# Task requirements
Every line from the start of the entries up to and including the one bearing "const bleedTicks = [0, 0.5, 1, 1.5, 2, 2.5, 3, 3.5];" must be printed verbatim, without the pictures.

Part of a data file

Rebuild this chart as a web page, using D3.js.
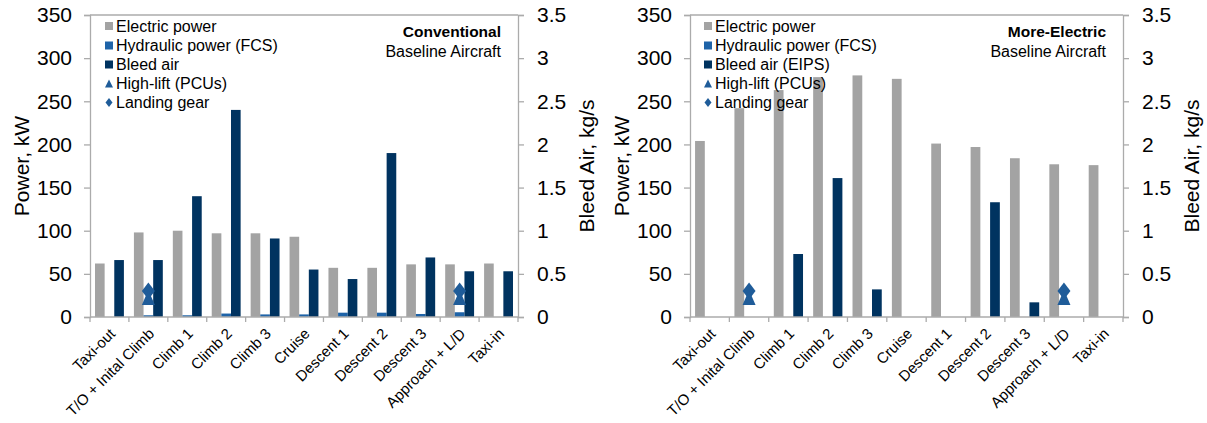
<!DOCTYPE html>
<html>
<head>
<meta charset="utf-8">
<script src="https://cdn.jsdelivr.net/npm/d3@7"></script>
<style>
  html, body { margin: 0; padding: 0; background: #fff; }
  svg { display: block; font-family: "Liberation Sans", Arial, sans-serif; }
</style>
</head>
<body>
<svg id="chart" width="1207" height="423"></svg>
<script>
// ---------- data ----------
const categories = ["Taxi-out", "T/O + Inital Climb", "Climb 1", "Climb 2", "Climb 3", "Cruise",
  "Descent 1", "Descent 2", "Descent 3", "Approach + L/D", "Taxi-in"];

// Conventional baseline aircraft
const convElectric  = [62, 98, 100, 97, 97, 93, 57, 57, 61, 61, 62];          // kW
const convHydraulic = [0, 2, 2, 4, 3, 3, 5, 5, 3.5, 5.5, 0];                    // kW
const convBleed     = [0.66, 0.66, 1.40, 2.40, 0.91, 0.55, 0.44, 1.90, 0.69, 0.53, 0.53]; // kg/s
const convHighLift  = [null, 22, null, null, null, null, null, null, null, 22, null]; // kW
const convLanding   = [null, 30, null, null, null, null, null, null, null, 30, null]; // kW

// More-electric baseline aircraft
const meElectric  = [204, 242, 263, 278, 280, 276, 201, 197, 184, 177, 176];
const meHydraulic = [0, 0, 0, 0, 0, 0, 0, 0, 0, 0, 0];
const meBleed     = [0, 0, 0.73, 1.61, 0.32, 0, 0, 1.33, 0.17, 0, 0];
const meHighLift  = [null, 22, null, null, null, null, null, null, null, 22, null];
const meLanding   = [null, 30, null, null, null, null, null, null, null, 30, null];

const powerTicks = [0, 50, 100, 150, 200, 250, 300, 350];
const bleedTicks = [0, 0.5, 1, 1.5, 2, 2.5, 3, 3.5];

const legendConv = ["Electric power", "Hydraulic power (FCS)", "Bleed air", "High-lift (PCUs)", "Landing gear"];
const legendME   = ["Electric power", "Hydraulic power (FCS)", "Bleed air (EIPS)", "High-lift (PCUs)", "Landing gear"];

// ---------- styles ----------
const C_GRAY = "#A3A3A3", C_HYD = "#1E63A8", C_NAVY = "#003360", C_MARK = "#1F5C99", C_AXIS = "#ABABAB";

const svg = d3.select("#chart");

function drawChart(o) {
  const g = svg.append("g");
  const x = d3.scaleBand().domain(categories).range([o.x0, o.x1]).paddingInner(0).paddingOuter(0);
  const xs = d3.scaleBand().domain(["e", "h", "b"]).range([0, x.bandwidth()]).paddingInner(0).paddingOuter(0.52);
  const y = d3.scaleLinear().domain([0, 350]).range([317, 15]);
  const y2 = d3.scaleLinear().domain([0, 3.5]).range([317, 15]);

  // plot top border
  g.append("line").attr("x1", o.x0).attr("x2", o.x1).attr("y1", 15).attr("y2", 15)
    .attr("stroke", C_AXIS).attr("stroke-width", 1.3);

  // bars
  const series = [
    { key: "e", vals: o.electric, scale: y, color: C_GRAY },
    { key: "h", vals: o.hydraulic, scale: y, color: C_HYD },
    { key: "b", vals: o.bleed, scale: y2, color: C_NAVY }
  ];
  series.forEach(s => {
    g.append("g").selectAll("rect").data(categories).join("rect")
      .attr("x", (d) => x(d) + xs(s.key))
      .attr("width", xs.bandwidth())
      .attr("y", (d, i) => s.scale(s.vals[i]))
      .attr("height", (d, i) => s.scale(0) - s.scale(s.vals[i]))
      .attr("fill", s.color);
  });

  // markers
  const mx = (d) => x(d) + xs("h") + xs.bandwidth() / 2;
  g.append("g").selectAll("path").data(categories.filter((d, i) => o.landing[i] != null)).join("path")
    .attr("d", d => {
      const v = o.landing[categories.indexOf(d)], cx = mx(d), cy = y(v);
      return `M${cx},${cy - 8.5}L${cx + 6.5},${cy}L${cx},${cy + 8.5}L${cx - 6.5},${cy}Z`;
    }).attr("fill", C_MARK);
  g.append("g").selectAll("path").data(categories.filter((d, i) => o.highLift[i] != null)).join("path")
    .attr("d", d => {
      const v = o.highLift[categories.indexOf(d)], cx = mx(d), cy = y(v);
      return `M${cx},${cy - 8}L${cx + 6.5},${cy + 7}L${cx - 6.5},${cy + 7}Z`;
    }).attr("fill", C_MARK);

  // left axis
  const ga = g.append("g").attr("transform", `translate(${o.x0},0)`)
    .call(d3.axisLeft(y).tickValues(powerTicks).tickSize(6).tickPadding(12).tickFormat(d3.format("d")));
  // right axis
  const gb = g.append("g").attr("transform", `translate(${o.x1},0)`)
    .call(d3.axisRight(y2).tickValues(bleedTicks).tickSize(6).tickPadding(13).tickFormat(d => String(d)));
  // bottom axis
  const xTicks = categories.map(d => x(d)).concat([o.x1]);
  const gx = g.append("g");
  gx.append("line").attr("x1", o.x0).attr("x2", o.x1).attr("y1", 317).attr("y2", 317)
    .attr("stroke", C_AXIS).attr("stroke-width", 1.3);
  gx.selectAll("line.t").data(xTicks).join("line").attr("class", "t")
    .attr("x1", d => d).attr("x2", d => d).attr("y1", 317).attr("y2", 322)
    .attr("stroke", C_AXIS).attr("stroke-width", 1.3);
  gx.selectAll("text").data(categories).join("text")
    .attr("transform", d => `translate(${x(d) + x.bandwidth() / 2 + 3},${331}) rotate(-45)`)
    .attr("text-anchor", "end").attr("dy", "0.35em")
    .attr("font-size", 15).attr("fill", "#000").text(d => d);

  [ga, gb].forEach(a => {
    a.select(".domain").attr("stroke", C_AXIS).attr("stroke-width", 1.3);
    a.selectAll(".tick line").attr("stroke", C_AXIS).attr("stroke-width", 1.3);
    a.selectAll(".tick text").attr("font-size", 21).attr("fill", "#000")
      .attr("font-family", "Liberation Sans, Arial, sans-serif");
  });

  // axis titles
  g.append("text").attr("transform", `translate(${o.x0 - 68},166) rotate(-90)`)
    .attr("text-anchor", "middle").attr("dy", "0.35em").attr("font-size", 21).text("Power, kW");
  g.append("text").attr("transform", `translate(${o.x1 + 69},166) rotate(-90)`)
    .attr("text-anchor", "middle").attr("dy", "0.35em").attr("font-size", 21).text("Bleed Air, kg/s");

  // legend (no background, drawn on top)
  const lg = g.append("g");
  const rowY = [26, 45.5, 64.5, 83.5, 102.5];
  o.legend.forEach((t, i) => {
    const sx = o.x0 + o.legSq, cy = rowY[i];
    if (i < 3) {
      lg.append("rect").attr("x", sx).attr("y", cy - 4).attr("width", 8).attr("height", 8)
        .attr("fill", [C_GRAY, C_HYD, C_NAVY][i]);
    } else if (i === 3) {
      lg.append("path").attr("d", `M${sx + 4},${cy - 4}L${sx + 8},${cy + 4}L${sx},${cy + 4}Z`).attr("fill", C_MARK);
    } else {
      lg.append("path").attr("d", `M${sx + 4},${cy - 4.5}L${sx + 7.5},${cy}L${sx + 4},${cy + 4.5}L${sx + 0.5},${cy}Z`).attr("fill", C_MARK);
    }
    lg.append("text").attr("x", sx + 11).attr("y", cy).attr("dy", "0.35em")
      .attr("font-size", 16).attr("fill", "#000").text(t);
  });

  // title
  g.append("text").attr("x", o.x1 - 17).attr("y", 32).attr("dy", "0.35em").attr("text-anchor", "end")
    .attr("font-size", 15.5).attr("font-weight", "bold").text(o.title);
  g.append("text").attr("x", o.x1 - 17).attr("y", 51).attr("dy", "0.35em").attr("text-anchor", "end")
    .attr("font-size", 16).text("Baseline Aircraft");
}

drawChart({ x0: 90, x1: 518, electric: convElectric, hydraulic: convHydraulic, bleed: convBleed,
  highLift: convHighLift, landing: convLanding, legend: legendConv, title: "Conventional", legSq: 15 });
drawChart({ x0: 690, x1: 1123, electric: meElectric, hydraulic: meHydraulic, bleed: meBleed,
  highLift: meHighLift, landing: meLanding, legend: legendME, title: "More-Electric", legSq: 14 });
</script>
</body>
</html>
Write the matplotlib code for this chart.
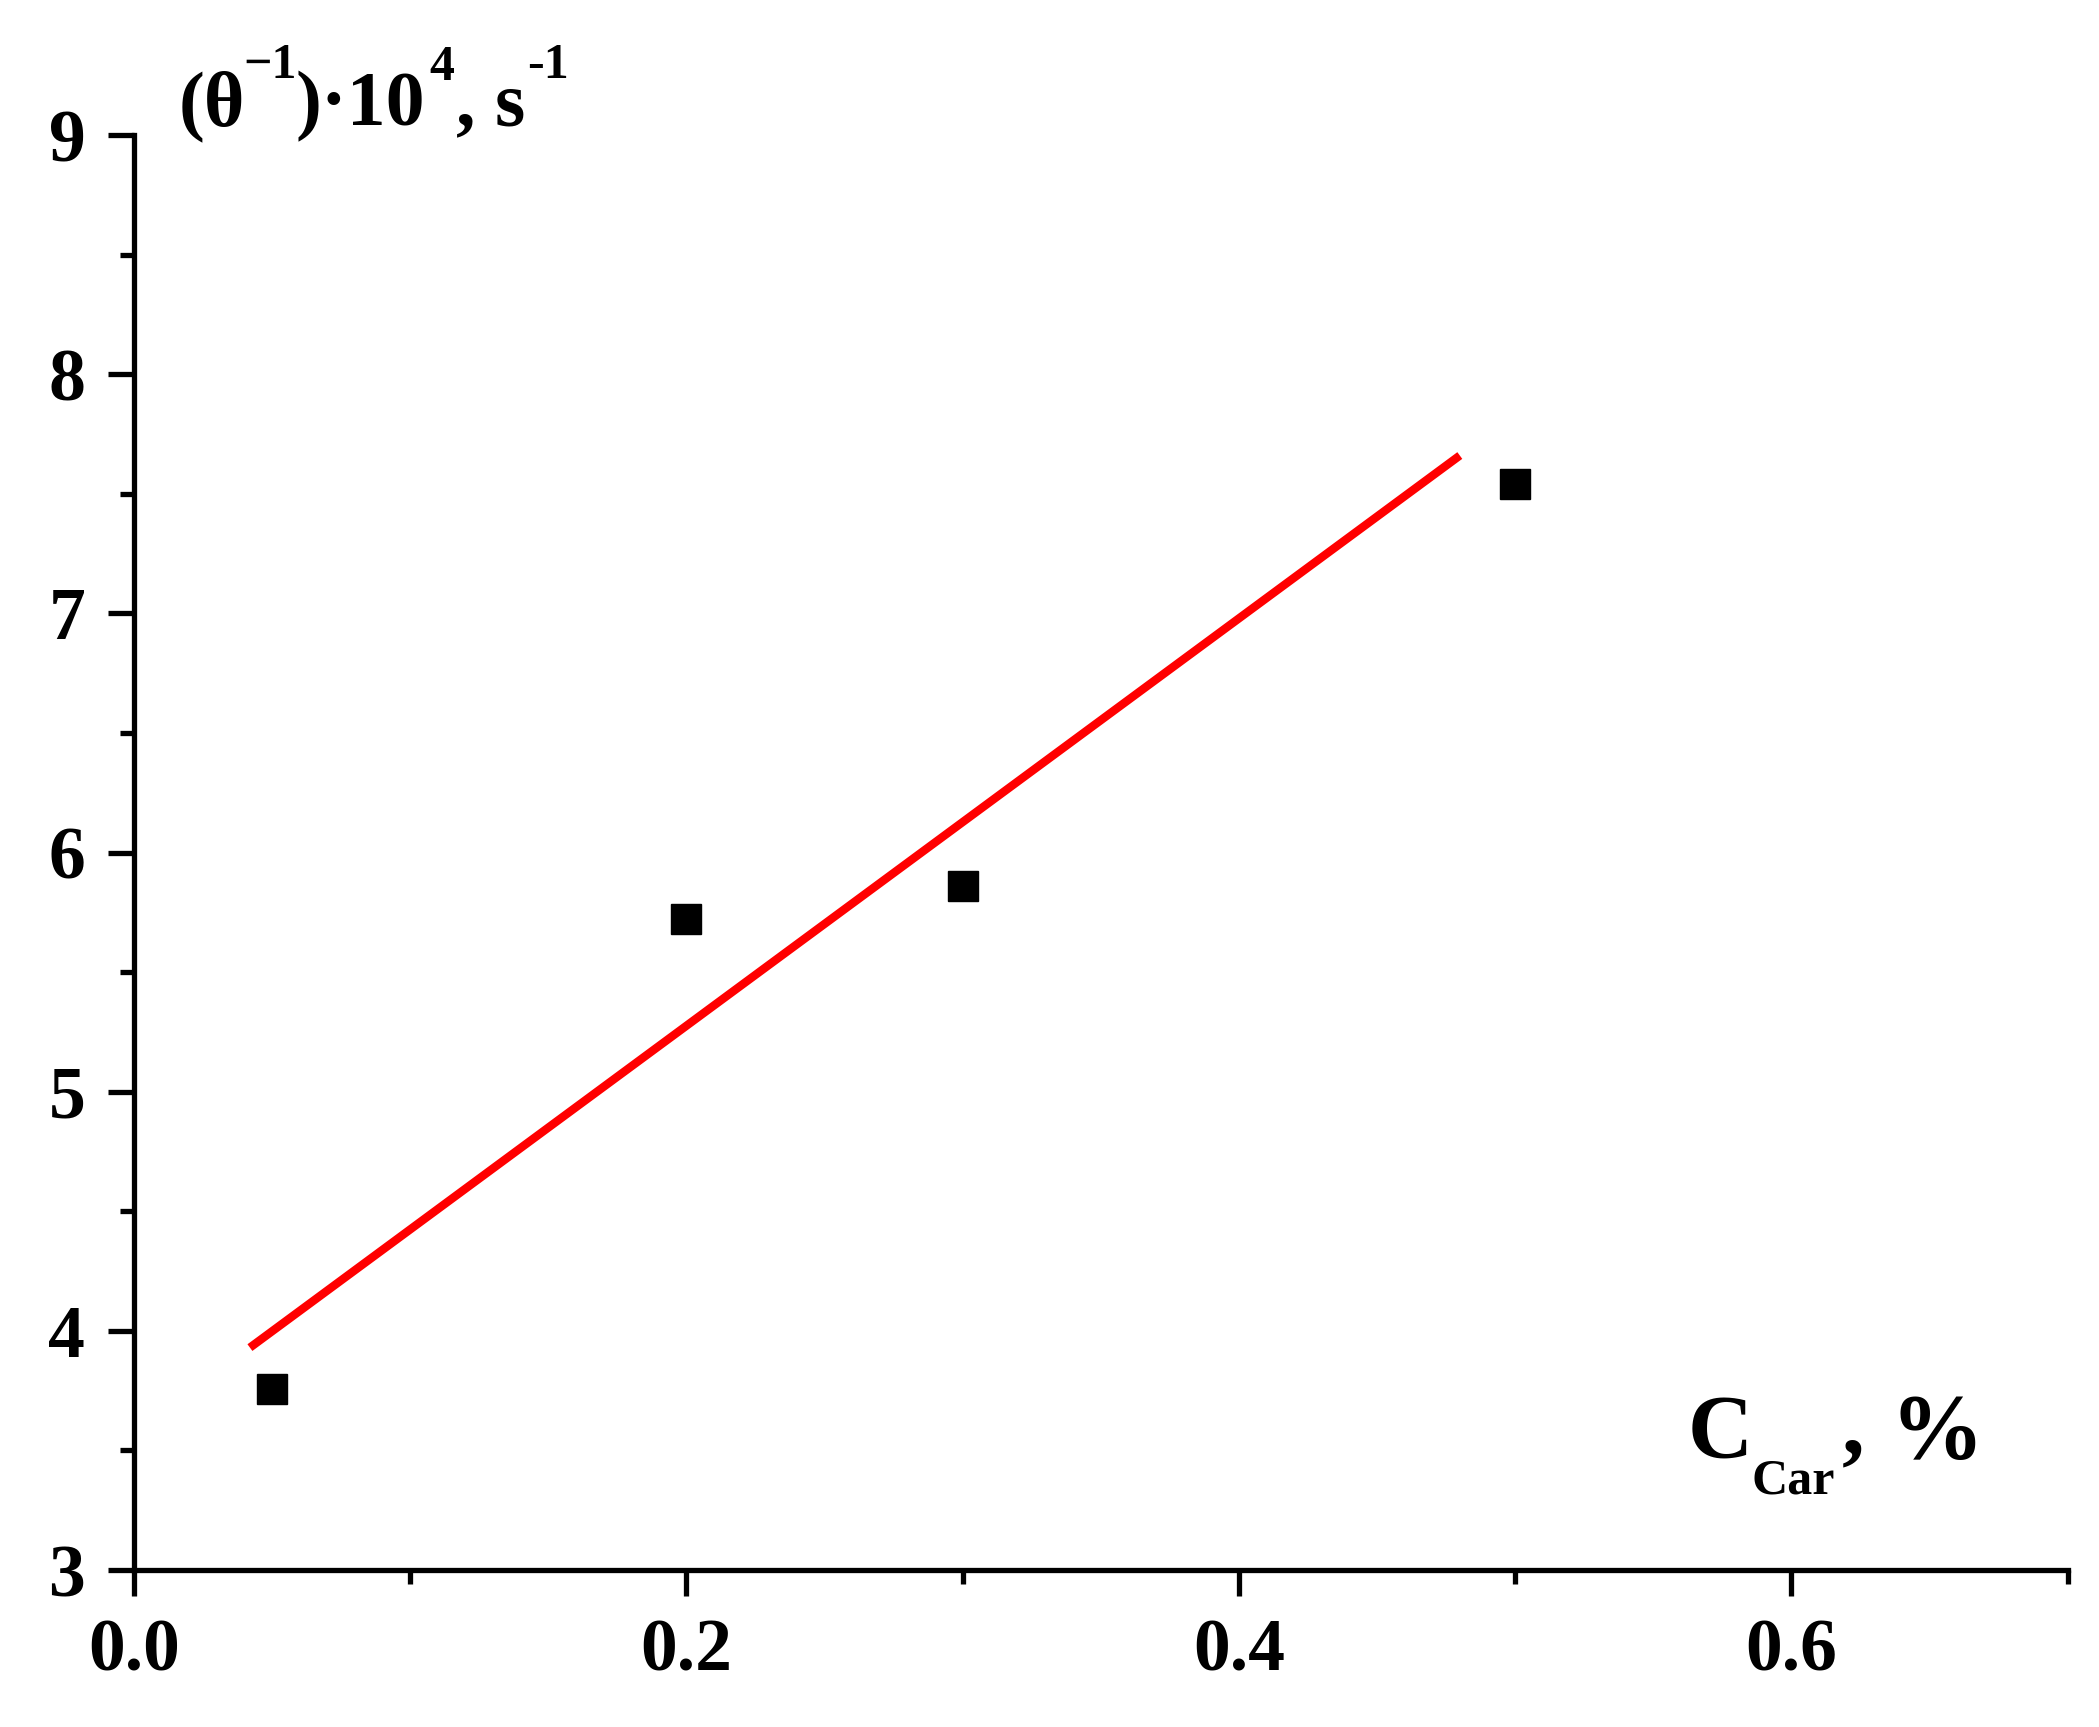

# Result for this task
Rebuild this chart as a web page, using D3.js.
<!DOCTYPE html>
<html>
<head>
<meta charset="utf-8">
<script src="https://cdn.jsdelivr.net/npm/d3@7"></script>
<style>
  html, body { margin: 0; padding: 0; background: #fff; }
  svg { display: block; font-family: "Liberation Sans", Arial, sans-serif; }
</style>
</head>
<body>
<svg id="chart" width="1207" height="423"></svg>
<script>
// ---------- data ----------
const categories = ["Taxi-out", "T/O + Inital Climb", "Climb 1", "Climb 2", "Climb 3", "Cruise",
  "Descent 1", "Descent 2", "Descent 3", "Approach + L/D", "Taxi-in"];

// Conventional baseline aircraft
const convElectric  = [62, 98, 100, 97, 97, 93, 57, 57, 61, 61, 62];          // kW
const convHydraulic = [0, 2, 2, 4, 3, 3, 5, 5, 3.5, 5.5, 0];                    // kW
const convBleed     = [0.66, 0.66, 1.40, 2.40, 0.91, 0.55, 0.44, 1.90, 0.69, 0.53, 0.53]; // kg/s
const convHighLift  = [null, 22, null, null, null, null, null, null, null, 22, null]; // kW
const convLanding   = [null, 30, null, null, null, null, null, null, null, 30, null]; // kW

// More-electric baseline aircraft
const meElectric  = [204, 242, 263, 278, 280, 276, 201, 197, 184, 177, 176];
const meHydraulic = [0, 0, 0, 0, 0, 0, 0, 0, 0, 0, 0];
const meBleed     = [0, 0, 0.73, 1.61, 0.32, 0, 0, 1.33, 0.17, 0, 0];
const meHighLift  = [null, 22, null, null, null, null, null, null, null, 22, null];
const meLanding   = [null, 30, null, null, null, null, null, null, null, 30, null];

const powerTicks = [0, 50, 100, 150, 200, 250, 300, 350];
const bleedTicks = [0, 0.5, 1, 1.5, 2, 2.5, 3, 3.5];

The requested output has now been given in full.